* _Task brief_:
Answer with a single number: the count of lines that include the string "matplotlib".

* _Data provided_:
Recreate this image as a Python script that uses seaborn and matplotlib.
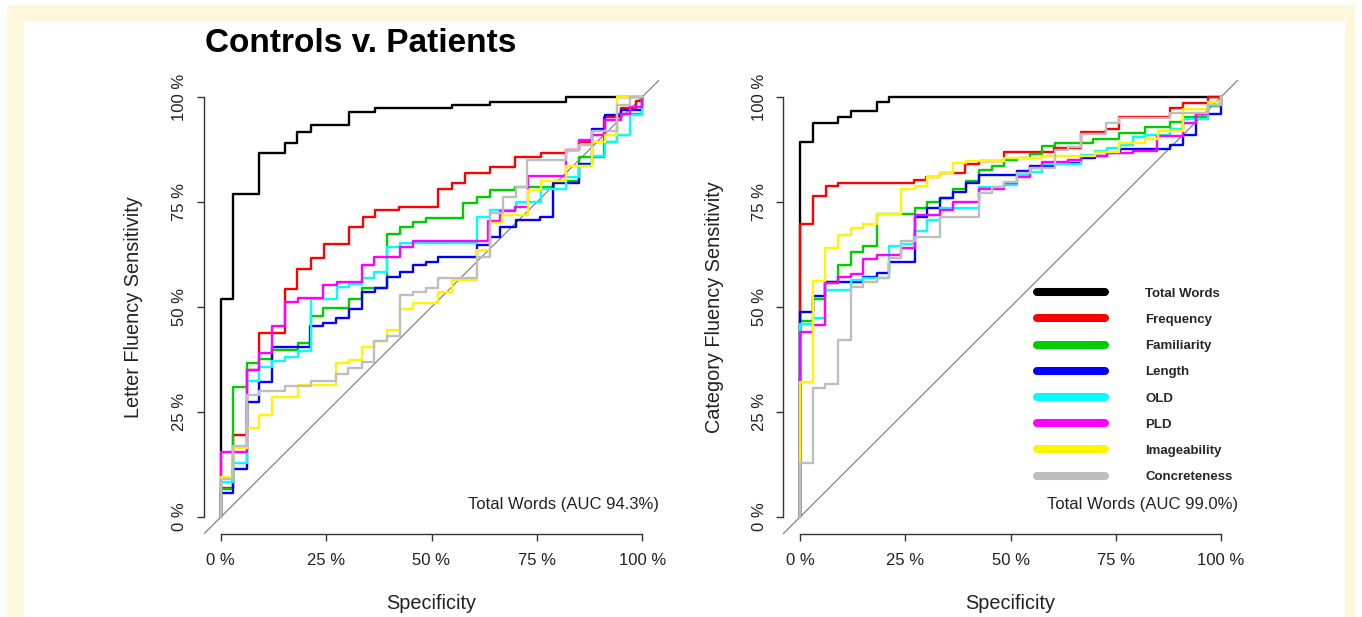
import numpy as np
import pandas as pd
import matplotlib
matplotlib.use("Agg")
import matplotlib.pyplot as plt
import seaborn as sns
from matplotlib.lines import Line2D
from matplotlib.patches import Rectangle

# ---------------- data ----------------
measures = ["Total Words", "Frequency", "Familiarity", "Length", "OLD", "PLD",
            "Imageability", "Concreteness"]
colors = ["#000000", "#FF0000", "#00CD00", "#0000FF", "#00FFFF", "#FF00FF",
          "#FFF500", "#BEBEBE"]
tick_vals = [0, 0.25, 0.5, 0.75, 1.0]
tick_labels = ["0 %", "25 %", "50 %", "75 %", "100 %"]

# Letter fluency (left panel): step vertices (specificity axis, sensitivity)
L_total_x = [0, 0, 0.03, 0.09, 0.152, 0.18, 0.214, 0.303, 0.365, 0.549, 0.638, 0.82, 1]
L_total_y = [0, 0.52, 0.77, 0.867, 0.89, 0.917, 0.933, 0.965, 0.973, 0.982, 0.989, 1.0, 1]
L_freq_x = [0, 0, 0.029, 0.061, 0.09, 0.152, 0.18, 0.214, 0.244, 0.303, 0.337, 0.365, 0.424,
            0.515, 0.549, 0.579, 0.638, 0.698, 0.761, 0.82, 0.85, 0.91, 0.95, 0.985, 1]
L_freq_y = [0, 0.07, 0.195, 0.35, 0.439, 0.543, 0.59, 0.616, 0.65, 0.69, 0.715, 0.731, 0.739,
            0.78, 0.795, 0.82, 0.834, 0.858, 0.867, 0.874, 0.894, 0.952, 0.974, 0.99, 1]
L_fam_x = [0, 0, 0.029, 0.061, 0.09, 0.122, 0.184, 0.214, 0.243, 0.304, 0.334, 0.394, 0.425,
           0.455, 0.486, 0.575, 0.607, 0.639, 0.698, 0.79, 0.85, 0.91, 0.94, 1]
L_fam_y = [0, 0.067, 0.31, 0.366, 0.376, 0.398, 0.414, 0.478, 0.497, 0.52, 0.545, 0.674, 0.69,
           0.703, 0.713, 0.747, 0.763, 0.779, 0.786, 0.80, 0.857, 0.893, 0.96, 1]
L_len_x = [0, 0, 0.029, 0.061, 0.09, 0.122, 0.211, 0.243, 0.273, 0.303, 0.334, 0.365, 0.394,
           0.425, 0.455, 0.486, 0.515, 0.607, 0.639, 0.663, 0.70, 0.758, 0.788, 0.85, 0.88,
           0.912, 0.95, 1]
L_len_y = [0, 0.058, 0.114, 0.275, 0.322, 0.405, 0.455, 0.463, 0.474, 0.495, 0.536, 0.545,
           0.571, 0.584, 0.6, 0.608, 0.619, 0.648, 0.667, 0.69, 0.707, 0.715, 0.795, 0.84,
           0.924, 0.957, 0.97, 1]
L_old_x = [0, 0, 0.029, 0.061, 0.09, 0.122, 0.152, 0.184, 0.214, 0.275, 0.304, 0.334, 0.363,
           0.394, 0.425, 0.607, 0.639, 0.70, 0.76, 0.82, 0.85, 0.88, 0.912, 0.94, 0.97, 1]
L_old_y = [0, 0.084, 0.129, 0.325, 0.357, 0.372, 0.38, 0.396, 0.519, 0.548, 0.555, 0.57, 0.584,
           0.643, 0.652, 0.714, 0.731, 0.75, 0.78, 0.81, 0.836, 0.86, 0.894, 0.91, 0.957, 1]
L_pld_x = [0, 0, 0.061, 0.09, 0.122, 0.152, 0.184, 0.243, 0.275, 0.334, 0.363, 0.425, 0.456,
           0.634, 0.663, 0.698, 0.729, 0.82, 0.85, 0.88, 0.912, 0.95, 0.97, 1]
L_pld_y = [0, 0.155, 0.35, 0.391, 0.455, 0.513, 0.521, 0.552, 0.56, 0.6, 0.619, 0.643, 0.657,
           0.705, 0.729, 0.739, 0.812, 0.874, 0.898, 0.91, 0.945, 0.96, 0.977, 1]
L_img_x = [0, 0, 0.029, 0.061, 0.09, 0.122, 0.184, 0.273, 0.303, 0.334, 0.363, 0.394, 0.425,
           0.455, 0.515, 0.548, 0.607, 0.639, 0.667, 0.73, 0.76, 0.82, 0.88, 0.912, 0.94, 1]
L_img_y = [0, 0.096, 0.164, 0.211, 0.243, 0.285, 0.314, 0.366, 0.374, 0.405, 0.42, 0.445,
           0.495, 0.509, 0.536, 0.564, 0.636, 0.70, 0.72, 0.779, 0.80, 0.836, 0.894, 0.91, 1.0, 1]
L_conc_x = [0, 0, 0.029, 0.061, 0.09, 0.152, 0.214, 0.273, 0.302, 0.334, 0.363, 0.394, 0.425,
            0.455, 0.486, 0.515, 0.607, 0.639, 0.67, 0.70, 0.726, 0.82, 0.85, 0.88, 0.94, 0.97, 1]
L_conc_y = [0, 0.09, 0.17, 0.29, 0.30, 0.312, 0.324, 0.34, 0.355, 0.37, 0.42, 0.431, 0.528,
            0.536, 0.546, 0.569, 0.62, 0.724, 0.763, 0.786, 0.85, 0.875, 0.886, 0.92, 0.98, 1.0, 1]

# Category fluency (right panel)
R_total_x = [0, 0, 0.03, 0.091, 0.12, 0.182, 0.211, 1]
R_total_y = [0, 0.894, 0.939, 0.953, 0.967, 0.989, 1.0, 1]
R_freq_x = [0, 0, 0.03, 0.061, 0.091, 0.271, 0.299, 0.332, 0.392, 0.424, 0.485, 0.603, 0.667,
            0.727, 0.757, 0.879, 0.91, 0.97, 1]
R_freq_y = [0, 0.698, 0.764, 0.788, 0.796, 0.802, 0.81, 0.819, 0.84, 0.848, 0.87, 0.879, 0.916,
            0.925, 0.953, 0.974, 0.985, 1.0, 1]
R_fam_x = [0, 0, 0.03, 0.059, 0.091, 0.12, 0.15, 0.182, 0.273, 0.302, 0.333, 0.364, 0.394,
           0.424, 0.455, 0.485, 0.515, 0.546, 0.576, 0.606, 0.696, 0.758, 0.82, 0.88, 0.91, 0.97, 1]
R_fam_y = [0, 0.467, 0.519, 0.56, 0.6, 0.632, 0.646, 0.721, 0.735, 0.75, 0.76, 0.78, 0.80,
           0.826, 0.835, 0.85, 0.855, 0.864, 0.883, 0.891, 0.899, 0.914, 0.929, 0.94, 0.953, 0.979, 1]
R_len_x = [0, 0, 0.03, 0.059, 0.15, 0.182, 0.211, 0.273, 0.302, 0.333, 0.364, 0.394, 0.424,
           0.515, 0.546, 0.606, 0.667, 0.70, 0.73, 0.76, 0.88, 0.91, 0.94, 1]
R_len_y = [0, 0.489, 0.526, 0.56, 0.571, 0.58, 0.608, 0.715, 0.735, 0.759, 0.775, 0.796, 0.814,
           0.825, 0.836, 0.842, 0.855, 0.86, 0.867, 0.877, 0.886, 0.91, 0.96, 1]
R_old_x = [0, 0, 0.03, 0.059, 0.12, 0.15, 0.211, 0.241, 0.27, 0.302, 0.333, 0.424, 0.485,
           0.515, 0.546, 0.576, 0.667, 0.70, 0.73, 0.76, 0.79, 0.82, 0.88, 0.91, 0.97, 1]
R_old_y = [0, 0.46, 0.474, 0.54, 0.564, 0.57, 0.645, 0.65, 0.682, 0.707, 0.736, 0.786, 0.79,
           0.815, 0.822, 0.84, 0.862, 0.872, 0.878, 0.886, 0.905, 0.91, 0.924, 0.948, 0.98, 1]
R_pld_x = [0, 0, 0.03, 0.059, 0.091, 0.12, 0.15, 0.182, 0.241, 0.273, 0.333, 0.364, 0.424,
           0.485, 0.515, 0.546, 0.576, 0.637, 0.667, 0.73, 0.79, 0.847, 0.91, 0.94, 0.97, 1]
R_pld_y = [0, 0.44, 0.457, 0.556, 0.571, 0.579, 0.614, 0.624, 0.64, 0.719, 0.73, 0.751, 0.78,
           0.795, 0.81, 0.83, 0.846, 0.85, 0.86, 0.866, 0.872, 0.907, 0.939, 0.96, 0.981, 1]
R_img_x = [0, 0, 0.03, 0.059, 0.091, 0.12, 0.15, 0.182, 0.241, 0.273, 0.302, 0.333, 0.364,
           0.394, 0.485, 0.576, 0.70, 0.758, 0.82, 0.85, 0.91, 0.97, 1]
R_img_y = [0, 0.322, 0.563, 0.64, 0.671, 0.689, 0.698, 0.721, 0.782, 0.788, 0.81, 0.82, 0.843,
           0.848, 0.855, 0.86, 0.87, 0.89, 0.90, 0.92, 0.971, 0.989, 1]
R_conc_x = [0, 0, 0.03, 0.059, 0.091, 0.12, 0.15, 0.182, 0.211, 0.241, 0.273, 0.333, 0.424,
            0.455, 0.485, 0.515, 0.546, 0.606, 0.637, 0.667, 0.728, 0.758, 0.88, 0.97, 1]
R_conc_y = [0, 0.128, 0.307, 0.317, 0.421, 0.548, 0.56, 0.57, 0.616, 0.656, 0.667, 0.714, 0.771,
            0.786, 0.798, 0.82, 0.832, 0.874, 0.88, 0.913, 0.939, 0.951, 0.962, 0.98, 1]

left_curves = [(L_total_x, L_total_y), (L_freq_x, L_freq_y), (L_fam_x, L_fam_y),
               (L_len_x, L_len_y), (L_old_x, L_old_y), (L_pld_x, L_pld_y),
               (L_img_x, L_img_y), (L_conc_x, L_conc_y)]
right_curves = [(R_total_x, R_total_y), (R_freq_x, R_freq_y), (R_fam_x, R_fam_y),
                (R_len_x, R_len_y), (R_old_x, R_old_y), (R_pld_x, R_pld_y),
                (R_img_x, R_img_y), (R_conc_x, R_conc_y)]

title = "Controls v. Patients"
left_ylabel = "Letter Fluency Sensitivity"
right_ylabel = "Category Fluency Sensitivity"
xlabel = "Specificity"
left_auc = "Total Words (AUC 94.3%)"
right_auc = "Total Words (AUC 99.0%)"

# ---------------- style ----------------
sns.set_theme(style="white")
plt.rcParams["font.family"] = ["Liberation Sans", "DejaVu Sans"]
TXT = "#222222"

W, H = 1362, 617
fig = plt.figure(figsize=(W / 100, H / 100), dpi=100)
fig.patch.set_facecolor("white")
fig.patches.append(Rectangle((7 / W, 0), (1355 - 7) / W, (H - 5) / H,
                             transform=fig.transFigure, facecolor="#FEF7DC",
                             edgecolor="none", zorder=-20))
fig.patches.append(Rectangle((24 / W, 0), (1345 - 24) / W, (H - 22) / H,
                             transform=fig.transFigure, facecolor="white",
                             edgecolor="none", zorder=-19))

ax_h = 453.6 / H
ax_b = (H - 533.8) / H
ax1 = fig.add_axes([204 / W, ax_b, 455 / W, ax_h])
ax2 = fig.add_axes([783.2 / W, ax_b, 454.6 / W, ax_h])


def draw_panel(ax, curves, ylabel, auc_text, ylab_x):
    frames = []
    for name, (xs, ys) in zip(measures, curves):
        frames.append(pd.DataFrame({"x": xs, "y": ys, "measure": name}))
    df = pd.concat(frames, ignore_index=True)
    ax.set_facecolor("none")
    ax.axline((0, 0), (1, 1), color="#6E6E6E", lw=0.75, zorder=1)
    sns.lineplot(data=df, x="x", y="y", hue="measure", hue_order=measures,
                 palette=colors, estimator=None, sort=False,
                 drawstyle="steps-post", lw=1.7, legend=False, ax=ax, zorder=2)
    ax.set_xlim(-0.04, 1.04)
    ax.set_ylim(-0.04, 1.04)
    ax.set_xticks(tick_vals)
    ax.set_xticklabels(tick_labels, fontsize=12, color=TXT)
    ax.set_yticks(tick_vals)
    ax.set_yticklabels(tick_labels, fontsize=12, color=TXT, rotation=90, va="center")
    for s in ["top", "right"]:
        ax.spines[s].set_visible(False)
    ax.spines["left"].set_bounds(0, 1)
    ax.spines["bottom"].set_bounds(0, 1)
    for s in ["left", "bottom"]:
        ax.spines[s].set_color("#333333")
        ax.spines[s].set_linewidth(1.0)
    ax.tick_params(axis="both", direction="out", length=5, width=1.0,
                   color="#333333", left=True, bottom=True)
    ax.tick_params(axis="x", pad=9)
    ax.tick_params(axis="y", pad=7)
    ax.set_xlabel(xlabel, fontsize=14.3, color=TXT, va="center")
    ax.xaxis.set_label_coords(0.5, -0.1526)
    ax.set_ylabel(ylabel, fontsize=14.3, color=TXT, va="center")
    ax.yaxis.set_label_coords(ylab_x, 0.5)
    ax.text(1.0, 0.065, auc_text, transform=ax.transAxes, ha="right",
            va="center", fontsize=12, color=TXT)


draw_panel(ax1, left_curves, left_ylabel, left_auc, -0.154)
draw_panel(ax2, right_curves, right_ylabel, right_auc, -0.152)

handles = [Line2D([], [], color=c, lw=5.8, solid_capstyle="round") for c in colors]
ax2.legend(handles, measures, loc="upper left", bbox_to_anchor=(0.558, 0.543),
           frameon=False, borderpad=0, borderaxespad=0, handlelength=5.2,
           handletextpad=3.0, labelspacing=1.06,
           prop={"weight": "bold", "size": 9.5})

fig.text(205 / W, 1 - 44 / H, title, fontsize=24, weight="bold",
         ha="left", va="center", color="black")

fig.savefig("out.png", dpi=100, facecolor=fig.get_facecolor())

* _Exercise solution_:
6